NSSS: Sébastien Lépine - Real estate within 300 light-years of the Sun: a census of M dwarf stars for exoplanet surveys and Galactic archaeology
from 12:00 PM to 01:00 PM
The Natural Science Seminar Series at York College presents Sébastien Lépine from the Department of Astrophysics at the American Museum of Natural History.
Real estate within 300 light-years of the Sun: a census of M dwarf stars for exoplanet surveys and Galactic archaeology.
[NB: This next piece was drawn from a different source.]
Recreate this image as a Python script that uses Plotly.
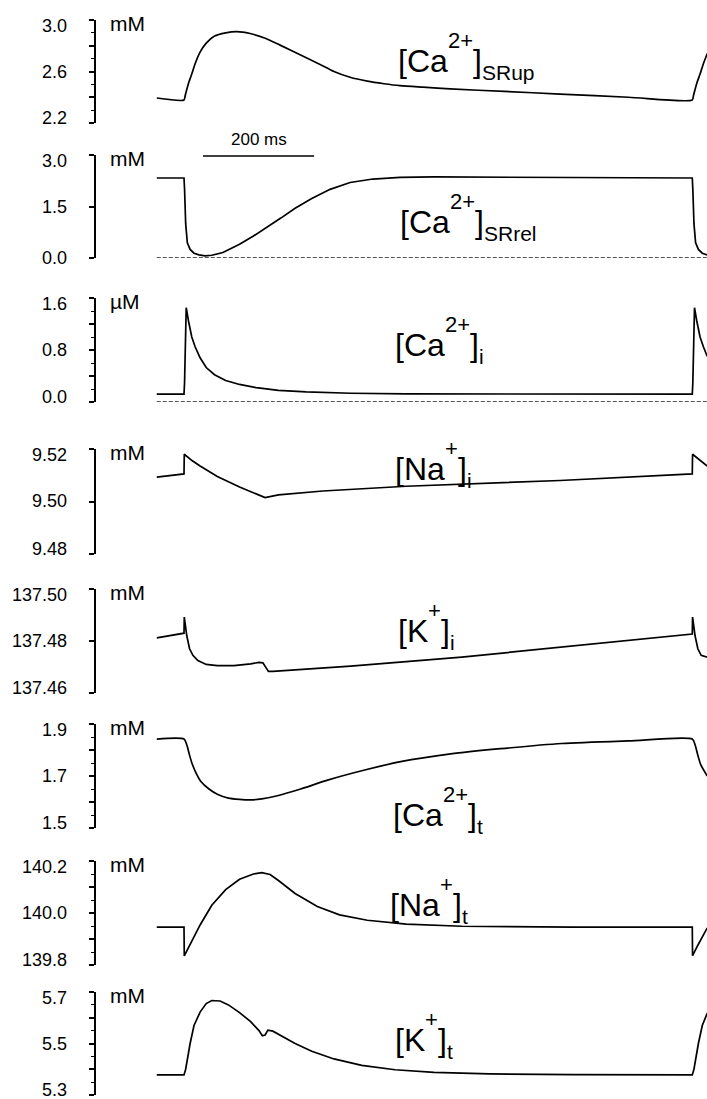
import plotly.graph_objects as go

W, H = 707, 1099
FONT = "Liberation Sans, Arial, sans-serif"

# ---------------- data (time in ms, stimulus at t = 0 and t = 915) ----------------
t_srup = [-49, 0, 2, 5, 9, 14, 20, 29, 40, 55, 75, 95, 119, 145, 173, 209, 245, 270, 299, 330, 360, 389, 430, 479, 577, 677, 800, 915, 917, 920, 924, 929, 935, 942]
ca_srup = [2.394, 2.379, 2.41, 2.46, 2.52, 2.58, 2.66, 2.75, 2.82, 2.875, 2.90, 2.91, 2.895, 2.86, 2.805, 2.73, 2.655, 2.60, 2.555, 2.525, 2.505, 2.49, 2.478, 2.465, 2.445, 2.425, 2.40, 2.379, 2.41, 2.46, 2.52, 2.58, 2.66, 2.74]

t_srrel = [-49, 0, 1, 3, 6, 11, 18, 27, 38, 50, 70, 100, 125, 150, 175, 200, 230, 263, 299, 340, 389, 450, 550, 700, 915, 916, 918, 921, 926, 933, 942]
ca_srrel = [2.33, 2.33, 2.0, 1.0, 0.44, 0.25, 0.14, 0.09, 0.06, 0.08, 0.16, 0.40, 0.64, 0.90, 1.17, 1.45, 1.73, 2.00, 2.20, 2.30, 2.35, 2.36, 2.35, 2.34, 2.33, 2.0, 1.0, 0.44, 0.25, 0.14, 0.09]

t_cai = [-49, 0, 1, 4, 8, 14, 20, 29, 40, 55, 75, 100, 130, 170, 220, 300, 400, 600, 915, 916, 919, 923, 929, 935, 942]
ca_i = [0.12, 0.12, 0.30, 1.45, 1.25, 1.00, 0.85, 0.68, 0.53, 0.42, 0.33, 0.27, 0.22, 0.18, 0.155, 0.135, 0.125, 0.12, 0.12, 0.30, 1.45, 1.25, 1.00, 0.85, 0.70]

t_nai = [-49, 0, 0.5, 15, 29, 60, 100, 146, 170, 250, 400, 677, 915, 915.5, 942]
na_i = [9.5093, 9.5105, 9.518, 9.5155, 9.5135, 9.5095, 9.5055, 9.5015, 9.5025, 9.504, 9.5058, 9.508, 9.5105, 9.518, 9.5135]

t_ki = [-49, 0, 0.5, 5, 10, 16, 25, 40, 60, 90, 120, 135, 142, 148, 152, 160, 300, 500, 700, 915, 915.5, 920, 925, 931, 942]
k_i = [137.4812, 137.4830, 137.4892, 137.482, 137.477, 137.4745, 137.4725, 137.471, 137.4705, 137.4705, 137.4712, 137.4718, 137.4716, 137.4695, 137.4683, 137.4683, 137.4703, 137.4738, 137.478, 137.4827, 137.4892, 137.482, 137.477, 137.4745, 137.4738]

t_cat = [-49, 0, 5, 10, 15, 22, 30, 45, 60, 80, 100, 119, 140, 170, 210, 260, 320, 390, 480, 570, 680, 800, 915, 920, 925, 930, 942]
ca_t = [1.842, 1.842, 1.82, 1.78, 1.745, 1.71, 1.68, 1.65, 1.63, 1.615, 1.61, 1.608, 1.612, 1.625, 1.65, 1.685, 1.72, 1.755, 1.785, 1.805, 1.825, 1.835, 1.842, 1.82, 1.78, 1.745, 1.70]

t_nat = [-49, 0, 0.5, 10, 29, 50, 75, 100, 125, 140, 155, 170, 200, 240, 280, 330, 400, 500, 700, 915, 915.5, 925, 942]
na_t = [139.946, 139.946, 139.835, 139.875, 139.954, 140.03, 140.09, 140.13, 140.15, 140.155, 140.148, 140.125, 140.075, 140.025, 139.993, 139.972, 139.957, 139.949, 139.946, 139.946, 139.836, 139.876, 139.943]

t_kt = [-49, 0, 3, 7, 11, 18, 29, 40, 50, 65, 80, 100, 120, 135, 141, 146, 151, 160, 175, 200, 230, 270, 320, 380, 450, 550, 700, 915, 918, 922, 926, 933, 942]
k_t = [5.378, 5.378, 5.40, 5.45, 5.50, 5.57, 5.622, 5.655, 5.667, 5.665, 5.65, 5.62, 5.585, 5.55, 5.53, 5.533, 5.552, 5.548, 5.53, 5.50, 5.47, 5.44, 5.415, 5.398, 5.388, 5.382, 5.379, 5.378, 5.40, 5.45, 5.50, 5.57, 5.618]

# axis ranges, ticks and tick labels
ranges = [[2.2, 3.0], [0.0, 3.0], [0.0, 1.6], [9.48, 9.52], [137.46, 137.50], [1.5, 1.9], [139.8, 140.2], [5.3, 5.7]]
major_ticks = [[2.2, 2.4, 2.6, 2.8, 3.0], [0.0, 1.5, 3.0], [0.0, 0.4, 0.8, 1.2, 1.6], [9.48, 9.50, 9.52],
               [137.46, 137.48, 137.50], [1.5, 1.6, 1.7, 1.8, 1.9], [139.8, 139.9, 140.0, 140.1, 140.2],
               [5.3, 5.4, 5.5, 5.6, 5.7]]
minor_ticks = [[2.3, 2.5, 2.7, 2.9], [], [0.2, 0.6, 1.0, 1.4], [], [], [1.55, 1.65, 1.75, 1.85],
               [139.85, 139.95, 140.05, 140.15], [5.35, 5.45, 5.55, 5.65]]
label_vals = [[3.0, 2.6, 2.2], [3.0, 1.5, 0.0], [1.6, 0.8, 0.0], [9.52, 9.50, 9.48], [137.50, 137.48, 137.46],
              [1.9, 1.7, 1.5], [140.2, 140.0, 139.8], [5.7, 5.5, 5.3]]
label_text = [["3.0", "2.6", "2.2"], ["3.0", "1.5", "0.0"], ["1.6", "0.8", "0.0"], ["9.52", "9.50", "9.48"],
              ["137.50", "137.48", "137.46"], ["1.9", "1.7", "1.5"], ["140.2", "140.0", "139.8"],
              ["5.7", "5.5", "5.3"]]
units = ["mM", "mM", "µM", "mM", "mM", "mM", "mM", "mM"]
names = [("[Ca", "2+", "]", "SRup"), ("[Ca", "2+", "]", "SRrel"), ("[Ca", "2+", "]", "i"),
         ("[Na", "+", "]", "i"), ("[K", "+", "]", "i"), ("[Ca", "2+", "]", "t"),
         ("[Na", "+", "]", "t"), ("[K", "+", "]", "t")]
scale_bar_ms = 200

series = [(t_srup, ca_srup), (t_srrel, ca_srrel), (t_cai, ca_i), (t_nai, na_i),
          (t_ki, k_i), (t_cat, ca_t), (t_nat, na_t), (t_kt, k_t)]
smooth = [True, False, False, False, False, True, False, False]

# ---------------- layout geometry (pixels) ----------------
panel_px = [(20, 123), (155, 258), (298, 402), (449, 554), (589, 693), (724, 828), (861, 965), (992, 1095)]
name_pos = [(398, 72), (400, 233), (395, 356), (395, 480), (398, 642), (393, 826), (390, 916), (395, 1051)]
AXIS_X = 95
PX_PER_MS = 0.5555
STIM_PX = 184
x_range = [-STIM_PX / PX_PER_MS, (W - STIM_PX) / PX_PER_MS]

CW = {'[': 278, ']': 278, 'C': 722, 'a': 556, 'N': 722, 'K': 667, '2': 556, '+': 584,
      'S': 667, 'R': 722, 'u': 556, 'p': 556, 'e': 556, 'l': 222, 'i': 222, 't': 278}


def width(s, size):
    return sum(CW.get(c, 556) for c in s) / 1000.0 * size


def txt(s, x_px, base_px, size, anchor='left'):
    center = base_px - 0.3465 * size
    return dict(text=s, x=x_px / W, y=1 - center / H, xref='paper', yref='paper',
                xanchor=anchor, yanchor='middle', showarrow=False, borderpad=0, borderwidth=0,
                font=dict(size=size, color='black', family=FONT))


fig = go.Figure()
annotations = []
layout_axes = {}

for i, ((t, v), (top, bot)) in enumerate(zip(series, panel_px)):
    n = i + 1
    yname = 'y' if n == 1 else f'y{n}'
    lname = 'yaxis' if n == 1 else f'yaxis{n}'
    line = dict(color='black', width=1.7)
    if smooth[i]:
        line.update(shape='spline', smoothing=0.7)
    fig.add_trace(go.Scatter(x=t, y=v, xaxis='x', yaxis=yname, mode='lines',
                             line=line, hoverinfo='skip', showlegend=False))
    ax = dict(domain=[1 - bot / H, 1 - top / H], range=ranges[i], anchor='free', position=AXIS_X / W,
              showline=True, linecolor='black', linewidth=1.5, ticks='outside', ticklen=5, tickwidth=1.5,
              tickcolor='black', tickvals=major_ticks[i], showticklabels=False, showgrid=False,
              zeroline=False, fixedrange=True)
    if minor_ticks[i]:
        ax['minor'] = dict(tickvals=minor_ticks[i], ticks='outside', ticklen=3, tickwidth=1.2,
                           tickcolor='black', showgrid=False)
    layout_axes[lname] = ax

    # tick labels
    for k, (val, lab) in enumerate(zip(label_vals[i], label_text[i])):
        if k == 0:
            ya, ys = 'top', 4
        elif k == 2 and n != 2:
            ya, ys = 'bottom', -5
        else:
            ya, ys = 'middle', 0
        annotations.append(dict(text=lab, x=67 / W, y=val, xref='paper', yref=yname, xanchor='right',
                                yanchor=ya, yshift=ys, showarrow=False, borderpad=0, borderwidth=0,
                                font=dict(size=18, color='black', family=FONT)))
    # unit
    annotations.append(txt(units[i], 110, top + 11, 21))

    # big label
    base, sup, close, sub = names[i]
    x0, yb = name_pos[i]
    annotations.append(txt(base, x0, yb, 32))
    x1 = x0 + width(base, 32)
    annotations.append(txt(sup, x1, yb - 24, 22))
    x2 = x1 + width(sup, 22)
    annotations.append(txt(close, x2, yb, 32))
    x3 = x2 + width(close, 32)
    annotations.append(txt(sub, x3, yb + 8, 21))

# dashed zero lines in panels 2 and 3
for yname in ['y2', 'y3']:
    fig.add_trace(go.Scatter(x=[t_srup[0], x_range[1]], y=[0, 0], xaxis='x', yaxis=yname, mode='lines',
                             line=dict(color='#555555', width=2, dash='4px,2px'), hoverinfo='skip',
                             showlegend=False))

# scale bar
sb_x0 = (203 - STIM_PX) / PX_PER_MS
fig.add_shape(type='line', xref='x', yref='paper', x0=sb_x0, x1=sb_x0 + scale_bar_ms,
              y0=1 - 156 / H, y1=1 - 156 / H, line=dict(color='black', width=1.5))
annotations.append(dict(text=f"{scale_bar_ms} ms", x=sb_x0 + scale_bar_ms / 2, y=1 - 139.5 / H,
                        xref='x', yref='paper', xanchor='center', yanchor='middle', showarrow=False,
                        borderpad=0, borderwidth=0, font=dict(size=17, color='black', family=FONT)))

fig.update_layout(
    width=W, height=H, margin=dict(l=0, r=0, t=0, b=0),
    paper_bgcolor='white', plot_bgcolor='white',
    xaxis=dict(domain=[0, 1], range=x_range, visible=False, fixedrange=True),
    annotations=annotations, showlegend=False, font=dict(family=FONT),
    **layout_axes
)

fig.write_html("out.html", config={'displayModeBar': False},
               post_script="document.body.style.margin='0';document.body.style.overflow='hidden';")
M dwarfs are the staple stars of the Galaxy. By far the dominant type of hydrogen-burning body, they also have a knack for "hiding in plain sight" due to their relatively low luminosities. As a result, the census of M dwarfs has traditionally been very incomplete, even in the neighborhood of the Sun. I will present results from my SUPERBLINK survey, which is now identifying over 90% of all M dwarfs within 300 light-years of the Sun -- some 300,000 stars all barely explored. This new census opens up huge "real estate" opportunities in the search for exoplanets. I will explain why M dwarfs make such attractive targets for current exoplanet surveys, particularly in the search for Earth-mass objects within a "habitable" zone. In addition, M dwarfs live such long lives, that they hardly change at all over cosmological timescales (>10 billion years). I will explain how M dwarfs can be used "stellar fossils" to explore the formation history and evolution of our Galaxy.